PROBLEM STATEMENT: Write out the material exactly, leaving every picture behind.

+++ DATA EXTRACT

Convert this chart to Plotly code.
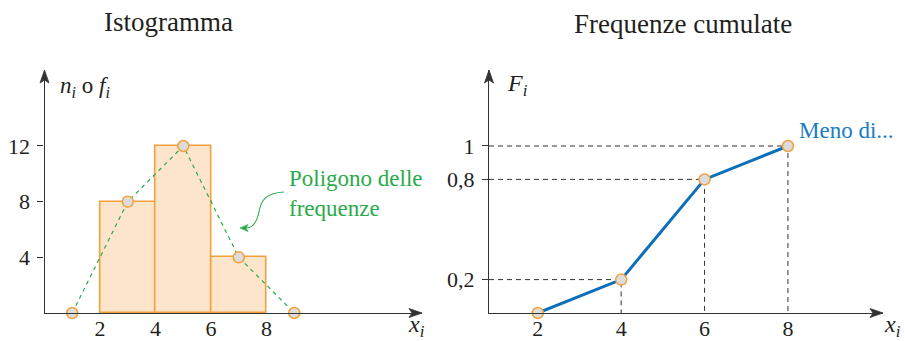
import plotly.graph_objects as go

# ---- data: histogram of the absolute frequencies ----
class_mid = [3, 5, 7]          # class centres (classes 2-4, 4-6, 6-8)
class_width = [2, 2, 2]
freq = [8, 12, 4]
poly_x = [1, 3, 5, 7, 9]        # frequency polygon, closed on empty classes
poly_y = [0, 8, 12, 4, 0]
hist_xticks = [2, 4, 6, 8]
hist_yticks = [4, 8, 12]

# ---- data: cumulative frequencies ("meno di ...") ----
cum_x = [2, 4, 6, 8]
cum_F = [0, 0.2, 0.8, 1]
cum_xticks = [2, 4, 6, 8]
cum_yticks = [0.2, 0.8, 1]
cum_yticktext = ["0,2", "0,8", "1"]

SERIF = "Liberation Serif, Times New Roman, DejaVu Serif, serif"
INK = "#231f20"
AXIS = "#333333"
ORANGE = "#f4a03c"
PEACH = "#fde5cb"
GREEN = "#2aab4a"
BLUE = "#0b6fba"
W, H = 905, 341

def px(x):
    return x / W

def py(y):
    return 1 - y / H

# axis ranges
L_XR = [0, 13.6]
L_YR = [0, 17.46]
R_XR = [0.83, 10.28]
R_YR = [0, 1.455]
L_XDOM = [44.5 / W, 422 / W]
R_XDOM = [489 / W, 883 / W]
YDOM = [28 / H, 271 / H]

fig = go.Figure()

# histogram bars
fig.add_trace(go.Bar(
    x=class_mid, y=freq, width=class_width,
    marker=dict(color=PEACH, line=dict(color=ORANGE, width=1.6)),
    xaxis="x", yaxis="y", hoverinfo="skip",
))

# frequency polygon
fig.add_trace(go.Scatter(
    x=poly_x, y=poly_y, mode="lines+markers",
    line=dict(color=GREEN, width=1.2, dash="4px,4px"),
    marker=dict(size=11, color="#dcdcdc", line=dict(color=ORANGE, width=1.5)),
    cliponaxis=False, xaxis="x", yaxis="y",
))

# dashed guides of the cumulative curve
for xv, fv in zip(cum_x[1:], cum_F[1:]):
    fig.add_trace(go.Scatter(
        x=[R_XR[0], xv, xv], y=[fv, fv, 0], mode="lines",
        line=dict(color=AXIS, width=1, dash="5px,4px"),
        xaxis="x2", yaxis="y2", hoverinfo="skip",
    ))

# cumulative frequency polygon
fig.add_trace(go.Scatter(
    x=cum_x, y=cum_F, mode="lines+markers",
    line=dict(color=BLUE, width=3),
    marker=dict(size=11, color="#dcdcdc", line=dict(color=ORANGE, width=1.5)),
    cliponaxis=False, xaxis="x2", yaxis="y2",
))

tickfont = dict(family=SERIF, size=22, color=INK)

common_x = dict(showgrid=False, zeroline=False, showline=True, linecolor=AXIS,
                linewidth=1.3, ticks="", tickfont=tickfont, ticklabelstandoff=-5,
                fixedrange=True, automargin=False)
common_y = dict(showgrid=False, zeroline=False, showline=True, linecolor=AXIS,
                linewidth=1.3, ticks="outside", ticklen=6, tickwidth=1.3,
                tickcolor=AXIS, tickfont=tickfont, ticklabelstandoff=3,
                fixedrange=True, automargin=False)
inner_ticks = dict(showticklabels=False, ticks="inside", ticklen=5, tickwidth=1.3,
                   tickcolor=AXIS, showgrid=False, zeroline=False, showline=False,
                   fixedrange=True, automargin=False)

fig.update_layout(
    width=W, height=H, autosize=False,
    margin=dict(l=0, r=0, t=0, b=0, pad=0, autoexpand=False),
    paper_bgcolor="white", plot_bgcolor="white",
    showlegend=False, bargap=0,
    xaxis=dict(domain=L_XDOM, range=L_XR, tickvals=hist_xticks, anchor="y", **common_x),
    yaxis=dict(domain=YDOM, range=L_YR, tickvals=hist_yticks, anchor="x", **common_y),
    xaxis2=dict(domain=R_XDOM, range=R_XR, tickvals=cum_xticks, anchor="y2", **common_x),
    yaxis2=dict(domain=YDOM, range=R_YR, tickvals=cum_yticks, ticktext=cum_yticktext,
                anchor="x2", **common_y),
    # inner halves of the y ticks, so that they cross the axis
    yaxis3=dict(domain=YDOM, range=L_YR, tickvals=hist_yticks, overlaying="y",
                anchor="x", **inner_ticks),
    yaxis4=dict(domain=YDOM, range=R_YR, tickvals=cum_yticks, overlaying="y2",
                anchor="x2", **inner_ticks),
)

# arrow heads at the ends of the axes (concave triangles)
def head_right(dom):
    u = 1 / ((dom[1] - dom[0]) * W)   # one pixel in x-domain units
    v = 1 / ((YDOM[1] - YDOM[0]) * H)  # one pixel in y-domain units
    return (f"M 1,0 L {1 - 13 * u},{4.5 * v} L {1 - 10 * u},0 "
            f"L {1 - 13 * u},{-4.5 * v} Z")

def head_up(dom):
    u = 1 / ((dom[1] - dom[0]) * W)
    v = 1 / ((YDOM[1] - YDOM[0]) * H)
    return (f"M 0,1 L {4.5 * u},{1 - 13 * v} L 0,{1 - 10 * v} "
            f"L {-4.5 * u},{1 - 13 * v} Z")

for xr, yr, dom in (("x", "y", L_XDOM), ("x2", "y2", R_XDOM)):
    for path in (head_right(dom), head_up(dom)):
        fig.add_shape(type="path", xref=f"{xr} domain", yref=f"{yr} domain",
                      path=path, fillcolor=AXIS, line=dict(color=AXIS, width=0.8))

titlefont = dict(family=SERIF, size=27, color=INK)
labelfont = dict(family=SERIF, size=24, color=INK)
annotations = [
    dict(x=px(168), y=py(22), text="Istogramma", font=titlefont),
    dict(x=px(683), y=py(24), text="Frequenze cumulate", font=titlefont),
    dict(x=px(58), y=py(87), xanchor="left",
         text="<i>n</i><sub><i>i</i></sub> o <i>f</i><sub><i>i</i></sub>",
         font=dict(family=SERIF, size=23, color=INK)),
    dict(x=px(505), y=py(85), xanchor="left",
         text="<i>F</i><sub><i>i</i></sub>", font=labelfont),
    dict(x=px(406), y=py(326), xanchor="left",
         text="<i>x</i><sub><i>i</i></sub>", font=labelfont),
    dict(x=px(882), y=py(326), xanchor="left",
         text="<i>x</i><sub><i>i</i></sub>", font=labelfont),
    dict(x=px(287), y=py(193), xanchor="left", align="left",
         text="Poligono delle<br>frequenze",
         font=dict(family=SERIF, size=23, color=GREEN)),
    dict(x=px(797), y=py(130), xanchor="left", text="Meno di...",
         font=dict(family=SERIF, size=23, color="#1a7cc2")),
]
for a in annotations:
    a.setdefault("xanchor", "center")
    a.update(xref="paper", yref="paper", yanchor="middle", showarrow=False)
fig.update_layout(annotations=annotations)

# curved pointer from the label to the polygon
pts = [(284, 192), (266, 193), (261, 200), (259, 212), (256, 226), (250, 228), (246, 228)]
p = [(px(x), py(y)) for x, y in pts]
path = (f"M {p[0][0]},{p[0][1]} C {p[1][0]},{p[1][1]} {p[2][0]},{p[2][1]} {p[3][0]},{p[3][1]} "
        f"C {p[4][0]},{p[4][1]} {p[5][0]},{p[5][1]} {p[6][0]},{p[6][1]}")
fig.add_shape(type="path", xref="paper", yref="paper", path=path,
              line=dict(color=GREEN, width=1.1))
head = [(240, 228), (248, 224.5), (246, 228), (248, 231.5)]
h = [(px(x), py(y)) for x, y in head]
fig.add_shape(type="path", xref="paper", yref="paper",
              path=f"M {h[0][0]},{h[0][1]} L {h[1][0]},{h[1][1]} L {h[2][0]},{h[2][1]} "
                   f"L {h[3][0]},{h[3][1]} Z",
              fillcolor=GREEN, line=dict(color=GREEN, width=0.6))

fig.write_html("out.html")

++++++

COMPLETED TASK:
Convert this chart to Plotly code.
import plotly.graph_objects as go

# ---- data: histogram of the absolute frequencies ----
class_mid = [3, 5, 7]          # class centres (classes 2-4, 4-6, 6-8)
class_width = [2, 2, 2]
freq = [8, 12, 4]
poly_x = [1, 3, 5, 7, 9]        # frequency polygon, closed on empty classes
poly_y = [0, 8, 12, 4, 0]
hist_xticks = [2, 4, 6, 8]
hist_yticks = [4, 8, 12]

# ---- data: cumulative frequencies ("meno di ...") ----
cum_x = [2, 4, 6, 8]
cum_F = [0, 0.2, 0.8, 1]
cum_xticks = [2, 4, 6, 8]
cum_yticks = [0.2, 0.8, 1]
cum_yticktext = ["0,2", "0,8", "1"]

SERIF = "Liberation Serif, Times New Roman, DejaVu Serif, serif"
INK = "#231f20"
AXIS = "#333333"
ORANGE = "#f4a03c"
PEACH = "#fde5cb"
GREEN = "#2aab4a"
BLUE = "#0b6fba"
W, H = 905, 341

def px(x):
    return x / W

def py(y):
    return 1 - y / H

# axis ranges
L_XR = [0, 13.6]
L_YR = [0, 17.46]
R_XR = [0.83, 10.28]
R_YR = [0, 1.455]
L_XDOM = [44.5 / W, 422 / W]
R_XDOM = [489 / W, 883 / W]
YDOM = [28 / H, 271 / H]

fig = go.Figure()

# histogram bars
fig.add_trace(go.Bar(
    x=class_mid, y=freq, width=class_width,
    marker=dict(color=PEACH, line=dict(color=ORANGE, width=1.6)),
    xaxis="x", yaxis="y", hoverinfo="skip",
))

# frequency polygon
fig.add_trace(go.Scatter(
    x=poly_x, y=poly_y, mode="lines+markers",
    line=dict(color=GREEN, width=1.2, dash="4px,4px"),
    marker=dict(size=11, color="#dcdcdc", line=dict(color=ORANGE, width=1.5)),
    cliponaxis=False, xaxis="x", yaxis="y",
))

# dashed guides of the cumulative curve
for xv, fv in zip(cum_x[1:], cum_F[1:]):
    fig.add_trace(go.Scatter(
        x=[R_XR[0], xv, xv], y=[fv, fv, 0], mode="lines",
        line=dict(color=AXIS, width=1, dash="5px,4px"),
        xaxis="x2", yaxis="y2", hoverinfo="skip",
    ))

# cumulative frequency polygon
fig.add_trace(go.Scatter(
    x=cum_x, y=cum_F, mode="lines+markers",
    line=dict(color=BLUE, width=3),
    marker=dict(size=11, color="#dcdcdc", line=dict(color=ORANGE, width=1.5)),
    cliponaxis=False, xaxis="x2", yaxis="y2",
))

tickfont = dict(family=SERIF, size=22, color=INK)

common_x = dict(showgrid=False, zeroline=False, showline=True, linecolor=AXIS,
                linewidth=1.3, ticks="", tickfont=tickfont, ticklabelstandoff=-5,
                fixedrange=True, automargin=False)
common_y = dict(showgrid=False, zeroline=False, showline=True, linecolor=AXIS,
                linewidth=1.3, ticks="outside", ticklen=6, tickwidth=1.3,
                tickcolor=AXIS, tickfont=tickfont, ticklabelstandoff=3,
                fixedrange=True, automargin=False)
inner_ticks = dict(showticklabels=False, ticks="inside", ticklen=5, tickwidth=1.3,
                   tickcolor=AXIS, showgrid=False, zeroline=False, showline=False,
                   fixedrange=True, automargin=False)

fig.update_layout(
    width=W, height=H, autosize=False,
    margin=dict(l=0, r=0, t=0, b=0, pad=0, autoexpand=False),
    paper_bgcolor="white", plot_bgcolor="white",
    showlegend=False, bargap=0,
    xaxis=dict(domain=L_XDOM, range=L_XR, tickvals=hist_xticks, anchor="y", **common_x),
    yaxis=dict(domain=YDOM, range=L_YR, tickvals=hist_yticks, anchor="x", **common_y),
    xaxis2=dict(domain=R_XDOM, range=R_XR, tickvals=cum_xticks, anchor="y2", **common_x),
    yaxis2=dict(domain=YDOM, range=R_YR, tickvals=cum_yticks, ticktext=cum_yticktext,
                anchor="x2", **common_y),
    # inner halves of the y ticks, so that they cross the axis
    yaxis3=dict(domain=YDOM, range=L_YR, tickvals=hist_yticks, overlaying="y",
                anchor="x", **inner_ticks),
    yaxis4=dict(domain=YDOM, range=R_YR, tickvals=cum_yticks, overlaying="y2",
                anchor="x2", **inner_ticks),
)

# arrow heads at the ends of the axes (concave triangles)
def head_right(dom):
    u = 1 / ((dom[1] - dom[0]) * W)   # one pixel in x-domain units
    v = 1 / ((YDOM[1] - YDOM[0]) * H)  # one pixel in y-domain units
    return (f"M 1,0 L {1 - 13 * u},{4.5 * v} L {1 - 10 * u},0 "
            f"L {1 - 13 * u},{-4.5 * v} Z")

def head_up(dom):
    u = 1 / ((dom[1] - dom[0]) * W)
    v = 1 / ((YDOM[1] - YDOM[0]) * H)
    return (f"M 0,1 L {4.5 * u},{1 - 13 * v} L 0,{1 - 10 * v} "
            f"L {-4.5 * u},{1 - 13 * v} Z")

for xr, yr, dom in (("x", "y", L_XDOM), ("x2", "y2", R_XDOM)):
    for path in (head_right(dom), head_up(dom)):
        fig.add_shape(type="path", xref=f"{xr} domain", yref=f"{yr} domain",
                      path=path, fillcolor=AXIS, line=dict(color=AXIS, width=0.8))

titlefont = dict(family=SERIF, size=27, color=INK)
labelfont = dict(family=SERIF, size=24, color=INK)
annotations = [
    dict(x=px(168), y=py(22), text="Istogramma", font=titlefont),
    dict(x=px(683), y=py(24), text="Frequenze cumulate", font=titlefont),
    dict(x=px(58), y=py(87), xanchor="left",
         text="<i>n</i><sub><i>i</i></sub> o <i>f</i><sub><i>i</i></sub>",
         font=dict(family=SERIF, size=23, color=INK)),
    dict(x=px(505), y=py(85), xanchor="left",
         text="<i>F</i><sub><i>i</i></sub>", font=labelfont),
    dict(x=px(406), y=py(326), xanchor="left",
         text="<i>x</i><sub><i>i</i></sub>", font=labelfont),
    dict(x=px(882), y=py(326), xanchor="left",
         text="<i>x</i><sub><i>i</i></sub>", font=labelfont),
    dict(x=px(287), y=py(193), xanchor="left", align="left",
         text="Poligono delle<br>frequenze",
         font=dict(family=SERIF, size=23, color=GREEN)),
    dict(x=px(797), y=py(130), xanchor="left", text="Meno di...",
         font=dict(family=SERIF, size=23, color="#1a7cc2")),
]
for a in annotations:
    a.setdefault("xanchor", "center")
    a.update(xref="paper", yref="paper", yanchor="middle", showarrow=False)
fig.update_layout(annotations=annotations)

# curved pointer from the label to the polygon
pts = [(284, 192), (266, 193), (261, 200), (259, 212), (256, 226), (250, 228), (246, 228)]
p = [(px(x), py(y)) for x, y in pts]
path = (f"M {p[0][0]},{p[0][1]} C {p[1][0]},{p[1][1]} {p[2][0]},{p[2][1]} {p[3][0]},{p[3][1]} "
        f"C {p[4][0]},{p[4][1]} {p[5][0]},{p[5][1]} {p[6][0]},{p[6][1]}")
fig.add_shape(type="path", xref="paper", yref="paper", path=path,
              line=dict(color=GREEN, width=1.1))
head = [(240, 228), (248, 224.5), (246, 228), (248, 231.5)]
h = [(px(x), py(y)) for x, y in head]
fig.add_shape(type="path", xref="paper", yref="paper",
              path=f"M {h[0][0]},{h[0][1]} L {h[1][0]},{h[1][1]} L {h[2][0]},{h[2][1]} "
                   f"L {h[3][0]},{h[3][1]} Z",
              fillcolor=GREEN, line=dict(color=GREEN, width=0.6))

fig.write_html("out.html")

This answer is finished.